■ **The data**:
************

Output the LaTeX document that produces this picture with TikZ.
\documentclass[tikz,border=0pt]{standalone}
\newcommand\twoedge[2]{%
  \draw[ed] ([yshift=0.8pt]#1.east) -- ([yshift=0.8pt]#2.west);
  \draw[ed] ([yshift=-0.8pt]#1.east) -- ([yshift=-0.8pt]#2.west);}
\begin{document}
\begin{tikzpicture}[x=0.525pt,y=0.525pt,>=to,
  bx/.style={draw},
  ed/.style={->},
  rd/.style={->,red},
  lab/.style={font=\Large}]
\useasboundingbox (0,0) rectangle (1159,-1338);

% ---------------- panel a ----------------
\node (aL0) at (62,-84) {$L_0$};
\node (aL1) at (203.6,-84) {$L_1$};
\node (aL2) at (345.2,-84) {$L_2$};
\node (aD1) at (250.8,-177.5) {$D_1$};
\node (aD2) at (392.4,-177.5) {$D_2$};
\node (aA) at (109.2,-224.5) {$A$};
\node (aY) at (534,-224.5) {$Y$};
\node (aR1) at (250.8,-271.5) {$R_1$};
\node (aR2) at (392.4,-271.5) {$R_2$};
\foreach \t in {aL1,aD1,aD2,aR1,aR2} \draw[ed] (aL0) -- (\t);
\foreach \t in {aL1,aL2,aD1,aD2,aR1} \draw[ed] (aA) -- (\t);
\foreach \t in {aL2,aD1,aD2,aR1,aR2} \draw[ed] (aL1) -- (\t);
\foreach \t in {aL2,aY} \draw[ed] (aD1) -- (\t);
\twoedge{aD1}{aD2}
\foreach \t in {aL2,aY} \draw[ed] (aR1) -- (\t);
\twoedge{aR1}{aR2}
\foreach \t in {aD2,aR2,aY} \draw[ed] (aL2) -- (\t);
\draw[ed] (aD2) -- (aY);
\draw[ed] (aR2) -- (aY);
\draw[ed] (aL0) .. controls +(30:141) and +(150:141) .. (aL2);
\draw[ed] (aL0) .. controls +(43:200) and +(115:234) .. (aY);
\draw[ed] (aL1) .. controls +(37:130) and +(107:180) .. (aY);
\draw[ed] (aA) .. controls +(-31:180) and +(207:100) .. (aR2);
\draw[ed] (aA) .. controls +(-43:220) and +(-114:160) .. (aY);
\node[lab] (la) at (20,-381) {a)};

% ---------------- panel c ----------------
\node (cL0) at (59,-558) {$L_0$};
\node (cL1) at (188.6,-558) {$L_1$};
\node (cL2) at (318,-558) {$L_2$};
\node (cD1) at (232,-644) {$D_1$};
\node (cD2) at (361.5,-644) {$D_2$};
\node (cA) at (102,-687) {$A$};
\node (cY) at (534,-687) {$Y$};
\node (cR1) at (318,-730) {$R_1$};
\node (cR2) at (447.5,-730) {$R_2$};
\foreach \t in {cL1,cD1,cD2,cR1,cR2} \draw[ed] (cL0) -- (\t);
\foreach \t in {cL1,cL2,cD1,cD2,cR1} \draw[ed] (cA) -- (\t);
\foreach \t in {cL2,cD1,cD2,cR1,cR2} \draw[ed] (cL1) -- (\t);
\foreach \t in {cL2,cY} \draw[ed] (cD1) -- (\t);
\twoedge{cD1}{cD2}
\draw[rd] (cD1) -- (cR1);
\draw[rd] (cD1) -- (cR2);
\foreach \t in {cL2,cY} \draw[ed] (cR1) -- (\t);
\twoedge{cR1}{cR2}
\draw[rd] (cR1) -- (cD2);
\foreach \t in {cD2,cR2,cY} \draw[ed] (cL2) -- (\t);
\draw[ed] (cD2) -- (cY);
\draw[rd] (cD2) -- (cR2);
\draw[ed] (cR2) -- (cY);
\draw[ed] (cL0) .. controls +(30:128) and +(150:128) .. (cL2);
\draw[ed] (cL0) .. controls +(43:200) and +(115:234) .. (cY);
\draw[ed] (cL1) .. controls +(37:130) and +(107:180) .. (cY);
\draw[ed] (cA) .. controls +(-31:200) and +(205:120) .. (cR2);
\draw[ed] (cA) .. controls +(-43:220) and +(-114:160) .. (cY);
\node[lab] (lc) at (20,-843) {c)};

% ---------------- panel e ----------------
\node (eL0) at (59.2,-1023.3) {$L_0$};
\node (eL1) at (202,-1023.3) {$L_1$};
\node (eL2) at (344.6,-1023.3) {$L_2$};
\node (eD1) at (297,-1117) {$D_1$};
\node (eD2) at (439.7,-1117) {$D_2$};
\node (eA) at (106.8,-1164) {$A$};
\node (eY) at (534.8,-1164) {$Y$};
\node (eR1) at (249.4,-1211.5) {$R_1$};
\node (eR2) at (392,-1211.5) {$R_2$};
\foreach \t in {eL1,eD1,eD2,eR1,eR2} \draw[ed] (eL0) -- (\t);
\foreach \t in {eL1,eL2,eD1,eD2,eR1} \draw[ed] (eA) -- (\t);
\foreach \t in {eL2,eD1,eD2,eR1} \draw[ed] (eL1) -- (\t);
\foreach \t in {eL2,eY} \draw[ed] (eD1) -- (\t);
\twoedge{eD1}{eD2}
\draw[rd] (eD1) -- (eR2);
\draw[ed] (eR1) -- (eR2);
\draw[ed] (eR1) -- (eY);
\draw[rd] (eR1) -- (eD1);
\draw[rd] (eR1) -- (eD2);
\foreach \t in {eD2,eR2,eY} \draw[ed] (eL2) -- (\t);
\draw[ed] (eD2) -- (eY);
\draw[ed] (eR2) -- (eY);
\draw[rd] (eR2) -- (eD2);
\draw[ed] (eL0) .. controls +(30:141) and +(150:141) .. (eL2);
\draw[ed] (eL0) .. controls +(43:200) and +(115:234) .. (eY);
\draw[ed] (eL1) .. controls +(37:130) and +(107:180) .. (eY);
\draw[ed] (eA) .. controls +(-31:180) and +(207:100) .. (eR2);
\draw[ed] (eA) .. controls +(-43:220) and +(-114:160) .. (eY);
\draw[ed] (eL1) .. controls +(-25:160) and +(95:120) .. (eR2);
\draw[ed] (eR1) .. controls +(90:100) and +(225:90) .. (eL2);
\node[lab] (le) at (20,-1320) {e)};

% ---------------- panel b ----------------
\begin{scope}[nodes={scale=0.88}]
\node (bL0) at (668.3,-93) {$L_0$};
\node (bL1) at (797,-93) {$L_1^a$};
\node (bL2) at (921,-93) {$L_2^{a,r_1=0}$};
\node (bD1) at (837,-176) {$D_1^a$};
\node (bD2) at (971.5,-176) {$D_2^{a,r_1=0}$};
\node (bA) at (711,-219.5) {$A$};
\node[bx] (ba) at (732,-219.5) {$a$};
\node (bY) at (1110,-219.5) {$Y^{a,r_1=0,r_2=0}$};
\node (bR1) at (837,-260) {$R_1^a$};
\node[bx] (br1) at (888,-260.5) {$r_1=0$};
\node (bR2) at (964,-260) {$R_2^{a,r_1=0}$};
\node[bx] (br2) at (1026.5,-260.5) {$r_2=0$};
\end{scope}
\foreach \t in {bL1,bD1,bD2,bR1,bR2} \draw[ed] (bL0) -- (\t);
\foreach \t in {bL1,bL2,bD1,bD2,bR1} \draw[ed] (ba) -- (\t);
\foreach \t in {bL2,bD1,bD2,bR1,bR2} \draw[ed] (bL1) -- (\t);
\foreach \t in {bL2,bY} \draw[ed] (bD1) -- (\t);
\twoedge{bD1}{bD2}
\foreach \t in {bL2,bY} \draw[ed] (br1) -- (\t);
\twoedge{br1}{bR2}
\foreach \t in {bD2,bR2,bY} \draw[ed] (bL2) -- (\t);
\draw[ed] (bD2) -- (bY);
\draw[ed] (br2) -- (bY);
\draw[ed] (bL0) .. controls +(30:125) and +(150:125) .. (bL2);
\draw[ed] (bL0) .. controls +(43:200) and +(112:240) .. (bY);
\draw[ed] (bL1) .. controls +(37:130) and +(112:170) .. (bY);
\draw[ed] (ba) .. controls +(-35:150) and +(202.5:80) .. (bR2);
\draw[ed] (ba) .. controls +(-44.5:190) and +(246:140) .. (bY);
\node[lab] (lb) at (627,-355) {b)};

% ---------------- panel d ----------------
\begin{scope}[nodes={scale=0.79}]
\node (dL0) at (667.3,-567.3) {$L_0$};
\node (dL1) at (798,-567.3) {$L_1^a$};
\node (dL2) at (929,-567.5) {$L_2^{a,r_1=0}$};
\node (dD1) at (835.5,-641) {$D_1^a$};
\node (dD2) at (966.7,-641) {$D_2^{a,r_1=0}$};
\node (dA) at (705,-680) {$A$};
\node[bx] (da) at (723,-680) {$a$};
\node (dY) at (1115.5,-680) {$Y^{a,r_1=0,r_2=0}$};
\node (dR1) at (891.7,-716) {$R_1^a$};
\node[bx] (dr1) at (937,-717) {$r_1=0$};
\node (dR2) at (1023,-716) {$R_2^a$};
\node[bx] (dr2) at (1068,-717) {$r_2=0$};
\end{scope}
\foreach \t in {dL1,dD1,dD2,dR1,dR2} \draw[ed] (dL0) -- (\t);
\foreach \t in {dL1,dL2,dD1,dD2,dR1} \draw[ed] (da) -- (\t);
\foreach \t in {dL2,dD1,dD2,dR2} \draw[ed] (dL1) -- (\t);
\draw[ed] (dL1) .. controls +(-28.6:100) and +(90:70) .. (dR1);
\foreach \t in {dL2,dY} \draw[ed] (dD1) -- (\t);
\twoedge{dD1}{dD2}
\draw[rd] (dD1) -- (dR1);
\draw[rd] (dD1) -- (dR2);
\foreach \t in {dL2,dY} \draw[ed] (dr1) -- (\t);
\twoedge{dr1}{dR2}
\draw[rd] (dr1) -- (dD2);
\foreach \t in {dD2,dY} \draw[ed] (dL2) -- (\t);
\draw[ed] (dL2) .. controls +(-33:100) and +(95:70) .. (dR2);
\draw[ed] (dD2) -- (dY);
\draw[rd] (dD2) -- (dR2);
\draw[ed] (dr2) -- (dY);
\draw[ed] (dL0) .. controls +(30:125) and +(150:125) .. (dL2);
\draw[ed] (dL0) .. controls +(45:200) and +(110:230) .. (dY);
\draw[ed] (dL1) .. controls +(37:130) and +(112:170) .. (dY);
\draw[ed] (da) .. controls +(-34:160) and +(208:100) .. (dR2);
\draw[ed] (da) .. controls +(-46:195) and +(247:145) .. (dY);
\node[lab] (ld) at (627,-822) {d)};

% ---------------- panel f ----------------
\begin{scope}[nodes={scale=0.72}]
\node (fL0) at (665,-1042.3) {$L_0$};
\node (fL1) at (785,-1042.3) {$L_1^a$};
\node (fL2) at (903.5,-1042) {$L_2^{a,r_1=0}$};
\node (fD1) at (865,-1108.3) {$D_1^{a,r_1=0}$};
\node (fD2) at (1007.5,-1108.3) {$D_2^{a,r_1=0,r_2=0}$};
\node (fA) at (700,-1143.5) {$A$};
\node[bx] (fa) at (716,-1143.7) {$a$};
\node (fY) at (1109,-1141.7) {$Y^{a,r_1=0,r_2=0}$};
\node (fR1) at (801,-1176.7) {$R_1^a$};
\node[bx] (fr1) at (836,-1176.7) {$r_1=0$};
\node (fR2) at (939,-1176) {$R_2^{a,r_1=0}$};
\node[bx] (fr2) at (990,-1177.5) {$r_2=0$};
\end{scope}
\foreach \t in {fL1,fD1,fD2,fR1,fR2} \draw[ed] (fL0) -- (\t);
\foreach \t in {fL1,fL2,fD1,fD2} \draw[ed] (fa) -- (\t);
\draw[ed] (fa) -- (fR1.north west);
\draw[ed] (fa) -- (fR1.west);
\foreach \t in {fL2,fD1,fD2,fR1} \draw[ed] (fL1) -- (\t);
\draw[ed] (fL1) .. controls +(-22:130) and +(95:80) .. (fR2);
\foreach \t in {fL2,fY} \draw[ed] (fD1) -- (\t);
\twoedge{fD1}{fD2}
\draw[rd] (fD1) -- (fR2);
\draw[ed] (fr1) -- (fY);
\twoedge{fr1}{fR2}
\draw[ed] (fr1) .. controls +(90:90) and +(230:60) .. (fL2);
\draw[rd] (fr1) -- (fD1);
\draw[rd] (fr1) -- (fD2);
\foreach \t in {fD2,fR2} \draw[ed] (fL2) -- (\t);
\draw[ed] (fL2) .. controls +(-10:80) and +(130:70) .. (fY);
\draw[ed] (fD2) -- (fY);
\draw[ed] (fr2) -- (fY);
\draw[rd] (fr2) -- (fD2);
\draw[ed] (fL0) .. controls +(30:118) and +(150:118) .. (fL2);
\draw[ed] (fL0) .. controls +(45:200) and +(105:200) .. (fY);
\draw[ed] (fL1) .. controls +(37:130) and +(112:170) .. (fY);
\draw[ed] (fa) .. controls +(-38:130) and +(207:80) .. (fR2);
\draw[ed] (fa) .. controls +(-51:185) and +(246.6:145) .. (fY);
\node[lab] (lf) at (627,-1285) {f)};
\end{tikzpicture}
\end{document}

************

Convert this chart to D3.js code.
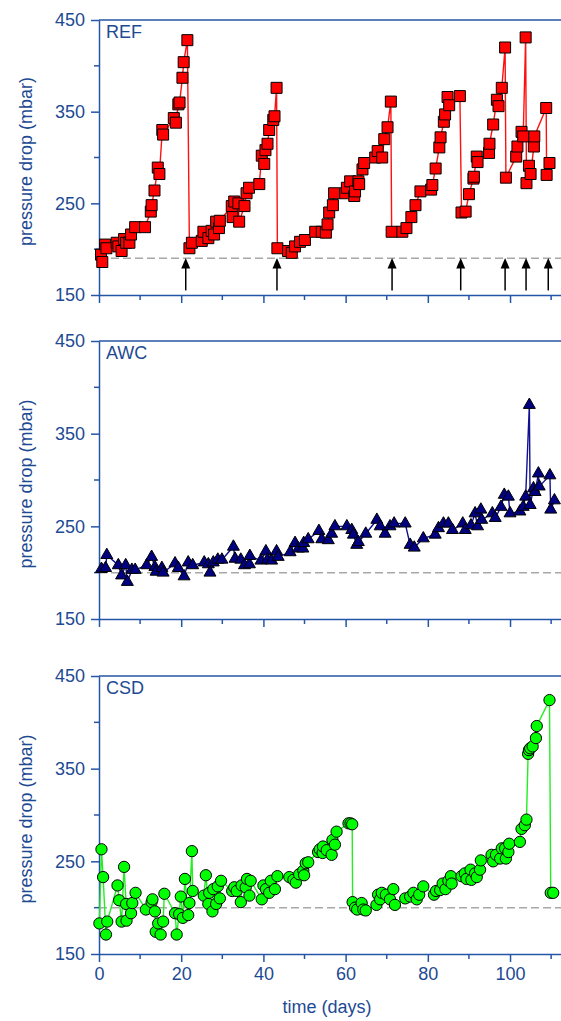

************

■ **Objective**:
From the listing above, find the number of lines with the word "this" in them. Answer with the number only.

■ **Completed task**:
2